Qui seront trois : Borgen, Titanic et Shining....
Une phrase
Musical, à titre exceptionnel :
I just feel so sorry
For the ones
Who pity me
'Cause they just don't know
de Anyone who knows what love is (will understand), merveilleusement interprété à la fin de la pièce par une Epona Guillaume hypnotique. Un instant de grâce. Perdu dans le reste...
L'auteur
Anne-Cécile Vandalem est née en 1979 à Liège. Après des études d'interprétation au Conservatoire Royal de Liège, elle débute sa carrière auprès de metteurs en scène et collectifs théâtraux avant d'entamer, dès 2003, son travail d'écriture de spectacles avec Zaï Zaï Zaï Zaï et Hansel et Gretel.

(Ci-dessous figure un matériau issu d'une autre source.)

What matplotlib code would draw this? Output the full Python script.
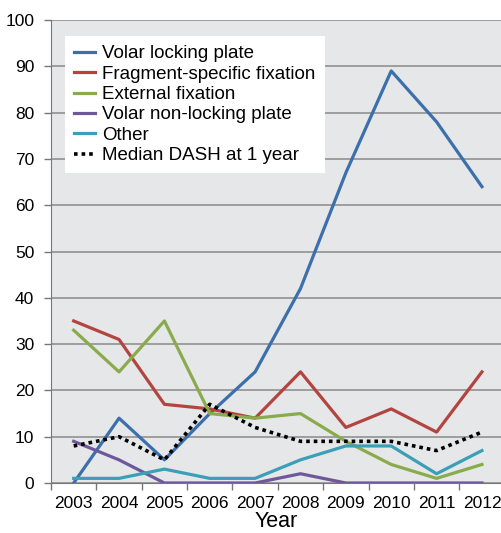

Dès lors, la fiction est la forme de prédilection de l'autrice. De 2008 à 2013, elle s'engage dans la réalisation d'une Trilogie des parenthèses d'où sont issus les spectacles (Self) service, Habit(u)ation et After the walls (utopia). En 2014, Anne-Cécile Vandalem met en place trois dispositifs : Still too sad to tell you (installation vidéo), Que puis-je faire pour vous ? (projet dans l'espace public) et Looking for dystopia (oeuvre multimédia). Vient ensuite Tristesses, nouvelle création présentée notamment au Festival d'Avignon en 2016. Aujourd'hui, Tristesses continue de tourner sur les scènes européennes. Les spectacles de Das Fräulein (Kompanie) reçoivent de nombreux prix, dont le « Prix de la Critique », et Anne-Cécile Vandalem se voit également récompensée en 2016 par la SACD en sa qualité d'autrice. Le 23 janvier 2018, elle crée Arctique au Théâtre National Wallonie-Bruxelles, qui sera présenté au Festival d'Avignon.